Move-to-front, distance coding, and inversion frequencies revisited

TLDR: This paper analyzes Move-to-Front, Distance Coding and Inversion Frequencies from the point of view of how effective they are in the task of compressing low-entropy strings, that is, strings which have many regularities and are therefore highly compressible.

Abstract: Move-to-Front, Distance Coding and Inversion Frequencies are three somewhat related techniques used to process the output of the Burrows-Wheeler Transform. In this paper we analyze these techniques from the point of view of how effective they are in the task of compressing low-entropy strings, that is, strings which have many regularities and are therefore highly compressible. This is a non-trivial task since many compressors have non-constant overheads that become non-negligible when the input string is highly compressible.
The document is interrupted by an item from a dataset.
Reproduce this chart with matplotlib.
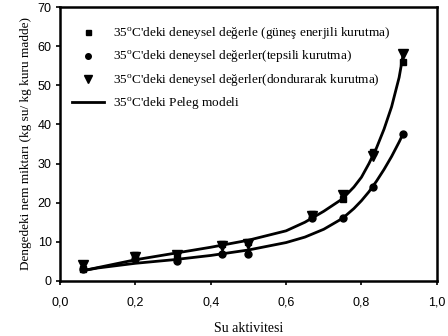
import matplotlib
matplotlib.use("Agg")
import matplotlib.pyplot as plt
from matplotlib.ticker import FixedLocator, FixedFormatter

plt.rcParams['mathtext.fontset'] = 'custom'
plt.rcParams['mathtext.rm'] = 'Liberation Serif'

# ── DATA ──────────────────────────────────────────────────────────────────────
aw_points = [0.06, 0.20, 0.31, 0.43, 0.50, 0.67, 0.75, 0.83, 0.91]
gunes = [3.0, 6.5, 6.0, 9.5, 10.0, 17.0, 21.0, 33.0, 56.0]
tepsi = [3.0, 5.5, 5.0, 7.0, 7.0, 16.0, 16.0, 24.0, 37.5]
donduru = [4.0, 6.0, 6.5, 9.0, 9.5, 16.5, 22.0, 32.0, 58.0]

aw_model = [0.06, 0.10, 0.20, 0.30, 0.40, 0.50, 0.60, 0.65, 0.70, 0.75, 0.78,
            0.80, 0.82, 0.84, 0.86, 0.88, 0.90, 0.91]
peleg_upper = [2.6, 3.4, 5.4, 7.0, 8.6, 10.4, 12.8, 15.0, 17.8, 21.0, 24.0,
               26.5, 30.0, 34.0, 38.8, 44.5, 52.0, 57.5]
peleg_lower = [2.6, 3.3, 4.5, 5.4, 6.5, 7.9, 9.8, 11.2, 13.2, 16.0, 18.5,
               20.5, 22.8, 25.5, 28.5, 31.8, 35.5, 37.5]

x_ticks = [0.0, 0.2, 0.4, 0.6, 0.8, 1.0]
x_ticklabels = ["0,0", "0,2", "0,4", "0,6", "0,8", "1,0"]
y_ticks = [0, 10, 20, 30, 40, 50, 60, 70]

labels = [
    "35$^{\\rm o}$C'deki deneysel değerle (güneş enerjili kurutma)",
    "35$^{\\rm o}$C'deki deneysel değerler(tepsili kurutma)",
    "35$^{\\rm o}$C'deki deneysel değerler(dondurarak kurutma)",
    "35$^{\\rm o}$C'deki Peleg modeli",
]

# ── PLOT ──────────────────────────────────────────────────────────────────────
fig = plt.figure(figsize=(4.48, 3.36), dpi=100)
ax = fig.add_axes([0.134, 0.164, 0.841, 0.815])

ax.plot(aw_model, peleg_upper, color='black', lw=2.0, zorder=2, label=labels[3])
ax.plot(aw_model, peleg_lower, color='black', lw=2.0, zorder=2)

h1, = ax.plot(aw_points, gunes, 's', color='black', ms=4.5, ls='none', label=labels[0])
h2, = ax.plot(aw_points, tepsi, 'o', color='black', ms=5, ls='none', label=labels[1])
h3, = ax.plot(aw_points, donduru, 'v', color='black', ms=6.5, ls='none', label=labels[2])
h4 = ax.get_lines()[0]

ax.set_xlim(0, 1.0)
ax.set_ylim(0, 70)
ax.xaxis.set_major_locator(FixedLocator(x_ticks))
ax.xaxis.set_major_formatter(FixedFormatter(x_ticklabels))
ax.set_yticks(y_ticks)
ax.tick_params(direction='out', length=3, width=1.2, labelsize=9, pad=3)
ax.tick_params(axis='x', pad=8)
for lbl in ax.get_xticklabels() + ax.get_yticklabels():
    lbl.set_family('Liberation Sans')
for sp in ax.spines.values():
    sp.set_linewidth(1.8)

ax.set_xlabel("Su aktivitesi", family='Liberation Serif', fontsize=10, labelpad=10)
ax.set_ylabel("Dengedeki nem miktarı (kg su/ kg kuru madde)", family='Liberation Serif',
              fontsize=9.5, labelpad=4)

leg = ax.legend([h1, h2, h3, h4], labels, loc='upper left', bbox_to_anchor=(0.0, 0.975),
                frameon=False, prop={'family': 'Liberation Serif', 'size': 9.5},
                handlelength=2.4, labelspacing=0.55, handletextpad=0.7, markerscale=0.8)

fig.savefig("out.png", dpi=100)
Because of the properties of the Burrows-Wheeler transform, being locally optimal ensures an algorithm compresses low-entropy strings effectively. Informally, local optimality implies that an algorithm is able to effectively compress an arbitrary partition of the input string. We show that in their original formulation neither Move-to-Front, nor Distance Coding, nor Inversion Frequencies is locally optimal. Then, we describe simple variants of the above algorithms which are locally optimal. To achieve local optimality with Move-to-Front it suffices to combine it with Run Length Encoding. To achieve local optimality with Distance Coding and Inversion Frequencies we use a novel "escape and re-enter" strategy. Since we build on previous results, our analyses are simple and shed new light on the inner workings of the three techniques considered in this paper.